In Trent and Stella’s case, a little reading went a long way. I encouraged Trent to read Terrance Real’s book, I Don’t Want to Talk About It: The Hidden Legacy of Male Depression.”

“I was a basket case all week,” he reported at the beginning of our next session. “I read and cried, read and cried.”

Stella nodded. “After I held and comforted him one night, I had to turn my pillow over before I could go to sleep. It was soaked with his tears.”

This was different for Trent. He didn’t usually cry. In fact, he didn’t usually feel. At least he thought he didn’t. Underneath his calm exterior he had always been feeling. Feeling so regularly, in fact, that he had to go to porn to escape what he would otherwise have had to keep feeling.

For a week he had been feeling and voicing it instead.

It was helpful for both Trent and Stella to see some of the history behind his habit of escaping feelings rather than reaching out when he was in need.

That had been a part of those crying sessions throughout the previous week. Trent had talked about his dad leaving their little family when he was four. And he had cried. Trent had talked about banging on the door to try to interrupt the arguing and slaps and knocks he heard coming from behind his mom and step-dad’s bedroom door. Telling Stella about it, he had cried and yelled and pulled at his hair and wrenched into a fetal curl.

Trent had talked about “horrors” and his “nightmares.” Like the kid who waited to beat him up as he walked home from school in fifth grade. Taking a different route some days, running really fast some days. And then there were the days when his buttons got torn from his shirt and the raspberry streak on his face stung from being ground in the dirt and his ribs ached from being kicked. He hid in his room instead of coming out for dinner because he was ashamed that he’d gotten beat up.

Trent talked about feeling alone through all that, but now he wasn’t alone. This was the first time he’d let these things out in anyone’s presence. It was the first time he’d cried like this in front of anyone.

By the time they were back in my office, the tears had dried. He had started calling the bullying “a stupid little thing” that had happened to him. He’d been bothered by hearing mom in her room with strange men, but now he said “funny little things like that got to me back then.”

“I know you want to shut off that pain and put those things back in the box they’ve been in all these years,” I said. “But you don’t have to. You don’t need to minimize it anymore. Being real about your pain makes you more real to Stella. To be able to stay with you, she needs you to stay real.”

His sexual addiction has been so bad, Stella sometimes considered leaving. That week, she said, she’d found an apartment that might work.

Her own apartment?! Dang! didn’t she see that Trent was doing better? Wasn’t she feeling closer?

“How did it feel to you when Trent opened up about what he feels. When he allowed himself to talk to you about the pain he’s been through and cry with you?”

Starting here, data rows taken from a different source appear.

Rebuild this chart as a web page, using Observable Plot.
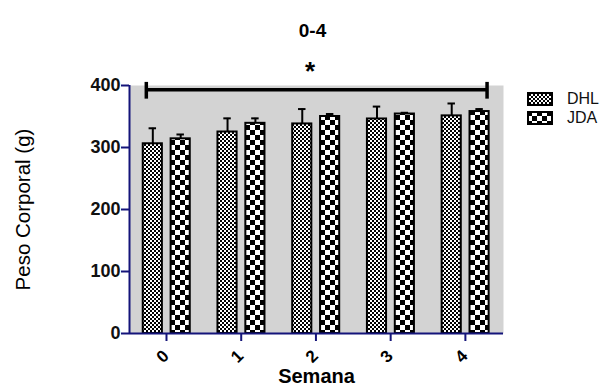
<!DOCTYPE html>
<html>
<head>
<meta charset="utf-8">
<script src="https://cdn.jsdelivr.net/npm/d3@7"></script>
<script src="https://cdn.jsdelivr.net/npm/@observablehq/plot@0.6"></script>
<style>
  html, body { margin: 0; padding: 0; background: white; }
  #wrap { position: relative; width: 611px; height: 388px; font-family: "Liberation Sans", Arial, sans-serif; }
  #legend { position: absolute; left: 527px; top: 90px; }
  .row { display: flex; align-items: center; height: 18.6px; }
  .lt { font-size: 16px; line-height: 18px; color: #111; }
</style>
</head>
<body>
<svg width="0" height="0" style="position:absolute">
  <defs>
    <pattern id="pDHL" patternUnits="userSpaceOnUse" width="4" height="4">
      <rect width="4" height="4" fill="white"/>
      <rect width="2" height="2" fill="black"/>
      <rect x="2" y="2" width="2" height="2" fill="black"/>
    </pattern>
    <pattern id="pJDA" patternUnits="userSpaceOnUse" width="10" height="10">
      <rect width="10" height="10" fill="white"/>
      <rect width="5" height="5" fill="black"/>
      <rect x="5" y="5" width="5" height="5" fill="black"/>
    </pattern>
  </defs>
</svg>
<div id="wrap">
  <div id="chart"></div>
  <div id="legend"></div>
</div>
<script>
// ---- data ----
const title = "0-4";
const weeks = [0, 1, 2, 3, 4];
const groups = ["DHL", "JDA"];
const dhlMean = [306, 325, 338, 346, 351];
const dhlSD   = [25, 22, 24, 20, 20];
const jdaMean = [314, 339, 350, 354, 358];
const jdaSD   = [7, 8, 4, 2, 4];
const yTicks = [0, 100, 200, 300, 400];
const sigLabel = "*";
const sigLevel = [393];        // value level of the significance bracket
const xLabel = "Semana";
const yLabel = "Peso Corporal (g)";

// ---- layout (styles, not data) ----
const navy = "#14147a";
const xDomain = [-0.495, 4.51];
const offsets = {DHL: -0.183, JDA: 0.19};
const halfW = 0.128;
const capW = 0.05;
const patterns = {DHL: "url(#pDHL)", JDA: "url(#pJDA)"};

const rows = [];
weeks.forEach((w, i) => {
  rows.push({week: w, group: "DHL", mean: dhlMean[i], sd: dhlSD[i]});
  rows.push({week: w, group: "JDA", mean: jdaMean[i], sd: jdaSD[i]});
});
const cx = d => d.week + offsets[d.group];

const sigX1 = weeks[0] - 0.27;
const sigX2 = weeks[weeks.length - 1] + 0.29;

const chart = Plot.plot({
  width: 611,
  height: 388,
  marginLeft: 129,
  marginRight: 108,
  marginTop: 85,
  marginBottom: 55,
  x: {domain: xDomain, axis: null},
  y: {domain: [0, 400], axis: null},
  style: {fontFamily: "'Liberation Sans', Arial, sans-serif", background: "white", color: "black", overflow: "visible"},
  marks: [
    Plot.frame({fill: "#d3d3d3", stroke: "none"}),
    ...groups.map(g => Plot.rectY(rows.filter(d => d.group === g), {
      x1: d => cx(d) - halfW, x2: d => cx(d) + halfW, y1: 0, y2: "mean",
      fill: patterns[g], stroke: "black", strokeWidth: 2
    })),
    Plot.ruleX(rows, {x: cx, y1: "mean", y2: d => d.mean + d.sd, stroke: "black", strokeWidth: 2}),
    Plot.ruleY(rows, {y: d => d.mean + d.sd, x1: d => cx(d) - capW, x2: d => cx(d) + capW, stroke: "black", strokeWidth: 2}),
    // significance bracket
    Plot.ruleY(sigLevel, {x1: sigX1, x2: sigX2, stroke: "black", strokeWidth: 3.5}),
    Plot.ruleX([sigX1, sigX2], {y1: sigLevel[0] - 15, y2: sigLevel[0] + 12, stroke: "black", strokeWidth: 3.5}),
    Plot.text([sigLabel], {x: weeks[2], y: sigLevel[0] + 46, dx: -6, fontSize: 26, fontWeight: "bold", lineAnchor: "top"}),
    // axes
    Plot.ruleY([0], {stroke: navy, strokeWidth: 2}),
    Plot.ruleX([xDomain[0]], {stroke: navy, strokeWidth: 2}),
    Plot.axisY({ticks: yTicks, tickSize: 8, stroke: navy, strokeWidth: 2, tickPadding: 1, fontSize: 18, fontWeight: "bold", fill: "#111", label: null}),
    Plot.axisX({ticks: weeks, tickSize: 8, stroke: navy, strokeWidth: 2, tickFormat: () => "", label: null}),
    Plot.text(weeks, {x: d => d, text: d => String(d), frameAnchor: "bottom", dy: 27, rotate: -45, fontSize: 17, fontWeight: "bold"}),
    Plot.text([xLabel], {frameAnchor: "bottom", dy: 49, fontSize: 20, fontWeight: "bold"}),
    Plot.text([yLabel], {frameAnchor: "left", textAnchor: "middle", dx: -106, rotate: -90, fontSize: 20.5}),
    Plot.text([title], {frameAnchor: "top", dy: -62, dx: -4, fontSize: 19, fontWeight: "bold"})
  ]
});
document.getElementById("chart").appendChild(chart);

const legend = d3.select("#legend");
groups.forEach(g => {
  const row = legend.append("div").attr("class", "row");
  row.append("svg").attr("width", 26).attr("height", 14).style("margin-right", "14px")
    .append("rect").attr("x", 1).attr("y", 1).attr("width", 24).attr("height", 12)
    .attr("fill", patterns[g]).attr("stroke", "black").attr("stroke-width", 2);
  row.append("span").attr("class", "lt").text(g);
});
</script>
</body>
</html>
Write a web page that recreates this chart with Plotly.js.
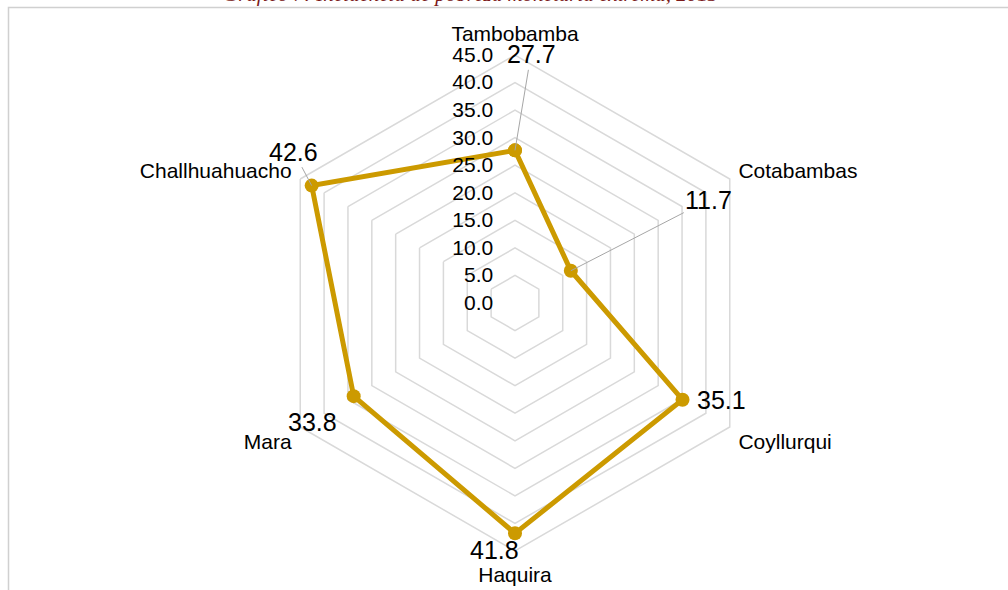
<!DOCTYPE html>
<html>
<head>
<meta charset="utf-8">
<script src="https://cdn.plot.ly/plotly-3.0.1.min.js"></script>
<style>
  html, body { margin: 0; padding: 0; background: #ffffff; }
  #chart { width: 1008px; height: 590px; }
</style>
</head>
<body>
<div id="chart"></div>
<script>
// ---- data ----
const categories = ['Tambobamba', 'Cotabambas', 'Coyllurqui', 'Haquira', 'Mara', 'Challhuahuacho'];
const values = [27.7, 11.7, 35.1, 41.8, 33.8, 42.6];
const radialTickVals = [0, 5, 10, 15, 20, 25, 30, 35, 40, 45];
const radialTickText = ['0.0', '5.0', '10.0', '15.0', '20.0', '25.0', '30.0', '35.0', '40.0', '45.0'];
const titleText = 'Gráfico 7: Incidencia de pobreza monetaria extrema, 2013';

// ---- styling / label placement (pixel offsets from each point) ----
const W = 1008, H = 590;
const labelOffsets = [
  { ax: 16, ay: -96, leader: true },
  { ax: 138, ay: -71, leader: true },
  { ax: 39, ay: 0, leader: false },
  { ax: -21, ay: 17, leader: false },
  { ax: -41, ay: 26, leader: false },
  { ax: -18, ay: -34, leader: true }
];

const cx = 515, cy = 303, R = 248;
const domX = [(cx - R) / W, (cx + R) / W];
const domY = [1 - (cy + R) / H, 1 - (cy - R) / H];

const gold = '#cc9a00';
const grid = '#d9d9d9';

const trace = {
  type: 'scatterpolar',
  r: values.concat([values[0]]),
  theta: categories.concat([categories[0]]),
  mode: 'lines+markers',
  line: { color: gold, width: 5 },
  marker: { color: gold, size: 14 },
  hoverinfo: 'skip',
  showlegend: false
};

const baseAnnotations = [
  {
    text: titleText,
    xref: 'paper', yref: 'paper',
    x: 470 / W, y: 1, xanchor: 'center', yanchor: 'bottom', yshift: -8,
    showarrow: false,
    font: { family: 'Liberation Serif, DejaVu Serif, serif', size: 21, color: '#7b1a1a', style: 'italic' }
  }
];

const layout = {
  width: W, height: H,
  margin: { l: 0, r: 0, t: 0, b: 0 },
  paper_bgcolor: '#ffffff',
  font: { family: 'Liberation Sans, Arial, sans-serif', color: '#000000' },
  showlegend: false,
  polar: {
    domain: { x: domX, y: domY },
    gridshape: 'linear',
    bgcolor: 'rgba(0,0,0,0)',
    radialaxis: {
      range: [0, 45],
      tickmode: 'array',
      tickvals: radialTickVals,
      ticktext: radialTickText,
      angle: 90,
      tickangle: 90,
      side: 'counterclockwise',
      showline: false,
      ticks: 'outside',
      ticklen: 14,
      tickcolor: 'rgba(0,0,0,0)',
      gridcolor: grid,
      gridwidth: 1.5,
      tickfont: { size: 21, color: '#000000' }
    },
    angularaxis: {
      type: 'category',
      categoryarray: categories,
      rotation: 90,
      direction: 'clockwise',
      showgrid: false,
      showline: true,
      linecolor: grid,
      linewidth: 1.5,
      ticks: 'outside',
      ticklen: 5,
      tickcolor: 'rgba(0,0,0,0)',
      tickfont: { size: 21, color: '#000000' }
    }
  },
  shapes: [
    {
      type: 'rect', xref: 'paper', yref: 'paper',
      x0: 8.5 / W, x1: 1.05, y0: -0.05, y1: 1 - 7.5 / H,
      line: { color: '#d0d0d0', width: 1.5 },
      fillcolor: 'rgba(0,0,0,0)',
      layer: 'below'
    }
  ],
  annotations: baseAnnotations
};

const gd = document.getElementById('chart');
Plotly.newPlot(gd, [trace], layout, { displayModeBar: false, staticPlot: true }).then(function () {
  const gb = gd.getBoundingClientRect();
  const pts = gd.querySelectorAll('.scatterlayer .trace path.point');
  const anns = [];
  for (let i = 0; i < values.length && i < pts.length; i++) {
    const b = pts[i].getBoundingClientRect();
    const px = b.left + b.width / 2 - gb.left;
    const py = b.top + b.height / 2 - gb.top;
    const o = labelOffsets[i];
    anns.push({
      text: values[i].toFixed(1),
      xref: 'paper', yref: 'paper',
      x: px / W, y: 1 - py / H,
      showarrow: true, arrowhead: 0, arrowwidth: 1,
      arrowcolor: o.leader ? '#a6a6a6' : 'rgba(0,0,0,0)',
      standoff: 0, startstandoff: 0,
      ax: o.ax, ay: o.ay,
      font: { size: 25, color: '#000000' }
    });
  }
  return Plotly.relayout(gd, { annotations: baseAnnotations.concat(anns) });
});
</script>
</body>
</html>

“I felt so sad for him. Intimate and close--not sexually, but emotionally. When he talks to me, I feel at ease. It’s when he closes off that I feel my rage over what he’s done.

“When he cried and I held him, it was amazing. Like nothing could get in our way. Like we’re going to get through this and I can be here for him. It even felt like we’ll be able to get the passion back. We could have fun being around each other and doing things together again. If I had my way we’d talk like that all the time.”

“And yet, as close as that felt, you hurt so much that you’re still thinking about leaving.”

“I told Trent I’d found a place that might work, but it won’t be ready for a couple months. Do you know what he said? ‘I’ll try to help you.’ I don’t need his financial help! I don’t want him to help me pack! I just need to know whether he even wants me to stay, whether he really wants me.”

“Trent, what happened inside when she said she’d found a place?”

“Oh, it killed me. But I know it’s because I’ve hurt her so badly. I have nothing to whine about. It’s my own fault.”

“But what happened inside? Where did you feel it in your body?

“Oh, my gut. Sick. Ugh. I can feel it now.”

“You’re sick about the idea of losing this woman who means so much to you. But you couldn’t tell her that.”

Trent shook his head. His eyes were getting wet.

“You felt sick, but frozen by it and like you deserved it and the best you can do is help make her move easier. You couldn’t tell her what you were feeling inside. Can you tell her now?”

“Not without bawling.”

Trent laughed. I could see the realization in his eyes as he remembered what Stella had just said about his tears and they way they had drawn her to him and how much closer she felt when he let her see that he was in need.

He reached out and patted her hand, then gripped it. It took him a while to speak. I could see his knuckles whitening. “Don’t…” Without letting go of her hand Trent bent all the way forward like he might be about to get sick. He sat back again, took a breath, and turned to look at Stella. His tight throat barely let his voice rasp through. “I don’t…” He wiped is eyes with his other hand. “I hope…” A few more breaths. “I‘m not...”

He hadn’t made any sense at all. Stella knew exactly what he meant. She stepped over and bent down and embraced him.